Task to carry out - Print the listing from its top line through the line containing "var yMinorTicks = [100, 300, 500, 700, 900, 1100, 1300];", nothing more, and leave out the pictures.
** Start **
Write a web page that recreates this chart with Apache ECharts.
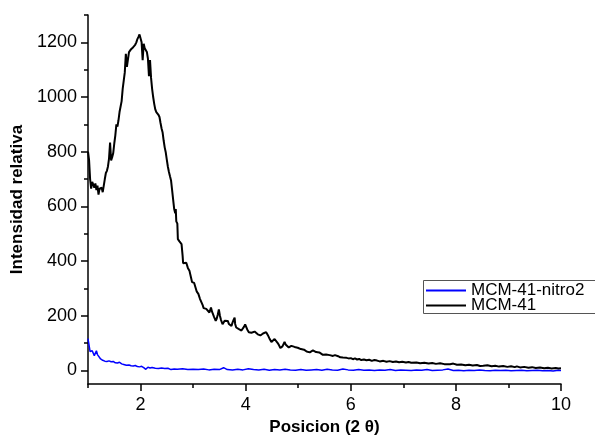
<!DOCTYPE html>
<html>
<head>
<meta charset="utf-8">
<script src="https://cdn.jsdelivr.net/npm/echarts@6/dist/echarts.min.js"></script>
<style>html,body{margin:0;padding:0;background:#fff}#c{width:595px;height:441px}</style>
</head>
<body>
<div id="c"></div>
<script>
// ---- data ----
var seriesNames = ['MCM-41-nitro2', 'MCM-41'];
var xTickLabels = [2, 4, 6, 8, 10];
var xMinorTicks = [1, 3, 5, 7, 9];
var yTickLabels = [0, 200, 400, 600, 800, 1000, 1200];
var yMinorTicks = [100, 300, 500, 700, 900, 1100, 1300];

var mcm41 = [
[1.00,800],[1.02,770],[1.04,700],[1.06,665],[1.08,690],[1.10,680],[1.12,668],[1.14,684],[1.16,660],[1.18,676],
[1.20,643],[1.22,665],[1.24,672],[1.26,668],[1.28,652],[1.30,648],[1.32,700],[1.34,722],[1.36,730],[1.38,746],
[1.40,775],[1.42,833],[1.44,768],[1.46,780],[1.48,795],[1.50,830],[1.52,860],[1.54,900],[1.56,892],[1.58,915],
[1.60,945],[1.62,940],[1.64,985],[1.66,1030],[1.68,1060],[1.70,1090],[1.72,1158],[1.74,1110],[1.76,1115],[1.78,1164],
[1.80,1160],[1.82,1175],[1.84,1172],[1.86,1182],[1.88,1188],[1.90,1192],[1.92,1200],[1.94,1212],[1.96,1220],[1.98,1229],
[2.00,1226],[2.02,1200],[2.04,1135],[2.06,1195],[2.08,1178],[2.10,1172],[2.12,1165],[2.14,1141],[2.16,1076],[2.18,1135],
[2.20,1070],[2.22,1030],[2.24,1000],[2.26,975],[2.28,955],[2.30,945],[2.32,938],[2.34,935],[2.36,927],[2.38,905],
[2.40,885],[2.42,870],[2.44,840],[2.46,815],[2.48,797],[2.50,770],[2.52,745],[2.54,726],[2.56,710],[2.58,695],
[2.60,660],[2.62,625],[2.64,590],[2.66,575],[2.67,590],[2.68,545],[2.70,537],[2.71,480],[2.74,472],[2.76,466],
[2.78,462],[2.80,420],[2.81,392],[2.84,392],[2.87,394],[2.90,375],[2.93,365],[2.96,340],[2.98,323],[3.02,320],
[3.05,317],[3.07,288],[3.10,280],[3.13,262],[3.16,262],[3.18,240],[3.20,228],[3.22,223],[3.25,225],[3.28,218],
[3.31,212],[3.34,230],[3.36,215],[3.38,211],[3.40,195],[3.43,181],[3.45,190],[3.47,205],[3.49,223],[3.51,200],
[3.53,185],[3.56,169],[3.58,175],[3.60,182],[3.63,178],[3.66,181],[3.68,170],[3.70,165],[3.73,163],[3.75,175],
[3.77,185],[3.79,193],[3.80,170],[3.82,157],[3.85,155],[3.88,150],[3.90,148],[3.92,146],[3.95,150],[3.97,160],
[3.99,168],[4.01,169],[4.03,150],[4.06,140],[4.08,134],[4.11,138],[4.14,145],[4.17,142],[4.20,140],[4.23,132],
[4.26,136],[4.28,128],[4.30,128],[4.33,135],[4.36,142],[4.39,140],[4.42,130],[4.45,118],[4.47,112],[4.49,104],
[4.52,108],[4.55,115],[4.58,110],[4.61,100],[4.64,90],[4.66,82],[4.68,75],[4.70,88],[4.72,95],[4.74,104],
[4.76,95],[4.79,88],[4.82,84],[4.84,81],[4.87,90],[4.90,84],[4.93,86],[4.96,80],[4.99,83],[5.02,76],
[5.05,78],[5.08,72],[5.11,76],[5.14,70],[5.16,69],[5.19,72],[5.22,66],[5.25,70],[5.28,73],[5.31,75],
[5.34,67],[5.37,62],[5.40,66],[5.43,60],[5.47,57],[5.50,62],[5.53,58],[5.56,55],[5.60,56],[5.63,52],
[5.66,53],[5.70,56],[5.73,50],[5.76,52],[5.80,48],[5.85,47],[5.88,50],[5.92,46],[5.96,44],[6.00,45],
[6.04,41],[6.08,44],[6.12,40],[6.16,42],[6.20,38],[6.25,40],[6.30,37],[6.35,39],[6.40,35],[6.45,38],
[6.50,36],[6.55,33],[6.62,35],[6.68,32],[6.74,34],[6.80,31],[6.86,33],[6.92,30],[6.98,32],[7.05,29],
[7.10,31],[7.15,28],[7.25,29],[7.32,26],[7.40,28],[7.48,25],[7.55,27],[7.62,24],[7.70,26],[7.78,23],
[7.89,23],[7.95,25],[8.02,21],[8.10,22],[8.18,19],[8.25,21],[8.32,18],[8.40,20],[8.46,16],[8.52,17],
[8.60,19],[8.68,15],[8.75,17],[8.82,14],[8.90,16],[8.98,13],[9.05,15],[9.12,12],[9.16,15],[9.22,11],
[9.30,13],[9.38,10],[9.45,12],[9.52,9],[9.60,11],[9.68,8],[9.75,10],[9.82,7],[9.90,9],[9.95,7],[10.0,8]
];

var mcm41Nitro2 = [
[1.00,116],[1.02,110],[1.04,69],[1.06,70],[1.08,72],[1.10,66],[1.12,54],[1.14,60],[1.16,72],[1.18,58],
[1.20,51],[1.24,42],[1.28,37],[1.32,34],[1.36,33],[1.40,35],[1.44,32],[1.48,33],[1.52,28],[1.56,27],
[1.60,30],[1.64,24],[1.68,22],[1.73,19],[1.78,20],[1.82,17],[1.86,16],[1.90,18],[1.94,14],[1.98,13],
[2.02,15],[2.06,10],[2.10,4],[2.14,12],[2.18,9],[2.22,11],[2.28,8],[2.34,7],[2.40,9],[2.46,7],
[2.52,8],[2.58,3],[2.64,5],[2.70,4],[2.80,6],[2.90,3],[3.00,4],[3.10,3],[3.20,5],[3.30,2],
[3.40,4],[3.50,3],[3.58,10],[3.65,3],[3.75,2],[3.85,4],[3.95,2],[4.05,6],[4.15,3],[4.25,2],
[4.35,4],[4.45,1],[4.55,3],[4.65,2],[4.75,4],[4.85,2],[4.95,1],[5.05,3],[5.15,1],[5.25,2],
[5.35,3],[5.45,1],[5.55,4],[5.65,2],[5.75,1],[5.85,5],[5.95,2],[6.05,1],[6.15,3],[6.25,1],
[6.35,2],[6.45,0],[6.55,2],[6.65,1],[6.75,3],[6.85,0],[6.95,2],[7.05,1],[7.15,0],[7.25,2],
[7.35,1],[7.45,3],[7.55,0],[7.65,1],[7.75,2],[7.85,5],[7.95,0],[8.05,1],[8.15,-1],[8.25,1],
[8.35,0],[8.45,2],[8.55,0],[8.65,-1],[8.75,1],[8.85,0],[8.95,1],[9.05,-1],[9.15,0],[9.25,1],
[9.35,-1],[9.45,0],[9.55,1],[9.65,-1],[9.75,0],[9.85,-2],[9.95,1],[10.0,0]
];

var FONT = '"Liberation Sans", Arial, sans-serif';
var chart = echarts.init(document.getElementById('c'), null, {renderer: 'canvas'});
var axisLineStyle = {color: '#000', width: 1.5};
var plain = function (v) { return String(v); };
function legendRow(name, top) {
  return {
    orient: 'horizontal', left: 426, top: top, padding: 0,
    data: [name], selectedMode: false,
    icon: 'rect', itemWidth: 40, itemHeight: 2, itemGap: 0,
    textStyle: {fontFamily: FONT, fontSize: 17, color: '#000'}
  };
}
var option = {
  animation: false,
  backgroundColor: '#fff',
  grid: {left: 88, right: 34, top: 15, bottom: 45.5},
  graphic: [{
    type: 'rect', left: 423, top: 280, z: 0,
    shape: {width: 200, height: 33},
    style: {fill: '#fff', stroke: '#555', lineWidth: 1}
  }],
  legend: [legendRow(seriesNames[0], 282), legendRow(seriesNames[1], 297)],
  xAxis: [
    {type: 'value', min: 1, max: 10, name: 'Posicion (2 \u03b8)', nameLocation: 'middle', nameGap: 29,
     nameTextStyle: {fontFamily: FONT, fontSize: 17, fontWeight: 'bold', color: '#000'},
     axisLine: {show: true, onZero: false, lineStyle: axisLineStyle},
     axisTick: {show: true, inside: false, length: 7, customValues: xTickLabels, lineStyle: {color: '#000', width: 1.5}},
     axisLabel: {customValues: xTickLabels, formatter: plain, margin: 12, fontFamily: FONT, fontSize: 18, color: '#000'},
     splitLine: {show: false}},
    {type: 'value', min: 1, max: 10, position: 'bottom',
     axisLine: {show: false, onZero: false},
     axisTick: {show: true, inside: false, length: 4, customValues: xMinorTicks, lineStyle: {color: '#000', width: 1.5}},
     axisLabel: {show: false}, splitLine: {show: false}}
  ],
  yAxis: [
    {type: 'value', min: -50, max: 1300, name: 'Intensidad relativa', nameLocation: 'middle', nameGap: 60,
     nameTextStyle: {fontFamily: FONT, fontSize: 17, fontWeight: 'bold', color: '#000'},
     axisLine: {show: true, onZero: false, lineStyle: axisLineStyle},
     axisTick: {show: true, inside: false, length: 7, customValues: yTickLabels, lineStyle: {color: '#000', width: 1.5}},
     axisLabel: {customValues: yTickLabels, formatter: plain, margin: 11, fontFamily: FONT, fontSize: 18, color: '#000'},
     splitLine: {show: false}},
    {type: 'value', min: -50, max: 1300, position: 'left',
     axisLine: {show: false, onZero: false},
     axisTick: {show: true, inside: false, length: 4, customValues: yMinorTicks, lineStyle: {color: '#000', width: 1.5}},
     axisLabel: {show: false}, splitLine: {show: false}}
  ],
  series: [
    {name: seriesNames[0], type: 'line', data: mcm41Nitro2, showSymbol: false, symbol: 'none',
     xAxisIndex: 0, yAxisIndex: 0, lineStyle: {color: '#0000ff', width: 1.5}, itemStyle: {color: '#0000ff'}},
    {name: seriesNames[1], type: 'line', data: mcm41, showSymbol: false, symbol: 'none',
     xAxisIndex: 0, yAxisIndex: 0, lineStyle: {color: '#000', width: 2}, itemStyle: {color: '#000'}}
  ]
};
chart.setOption(option);
</script>
</body>
</html>
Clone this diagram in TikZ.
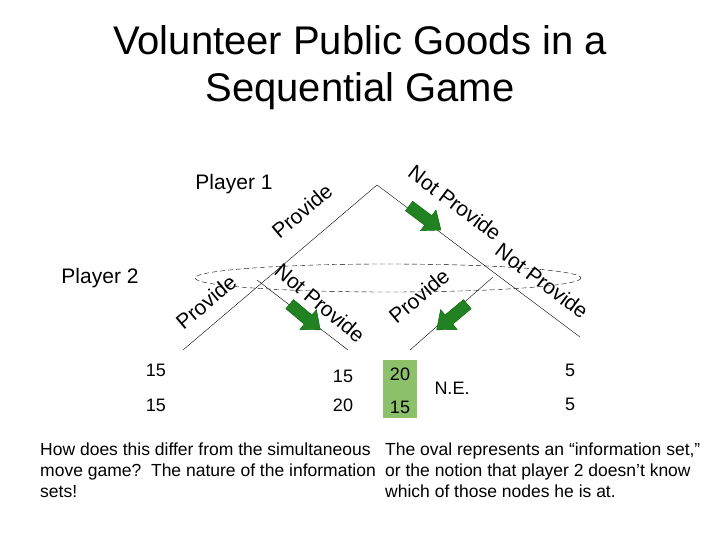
** End **
Worked answer -
Write a web page that recreates this chart with Apache ECharts.
<!DOCTYPE html>
<html>
<head>
<meta charset="utf-8">
<script src="https://cdn.jsdelivr.net/npm/echarts@6/dist/echarts.min.js"></script>
<style>html,body{margin:0;padding:0;background:#fff}#c{width:595px;height:441px}</style>
</head>
<body>
<div id="c"></div>
<script>
// ---- data ----
var seriesNames = ['MCM-41-nitro2', 'MCM-41'];
var xTickLabels = [2, 4, 6, 8, 10];
var xMinorTicks = [1, 3, 5, 7, 9];
var yTickLabels = [0, 200, 400, 600, 800, 1000, 1200];
var yMinorTicks = [100, 300, 500, 700, 900, 1100, 1300];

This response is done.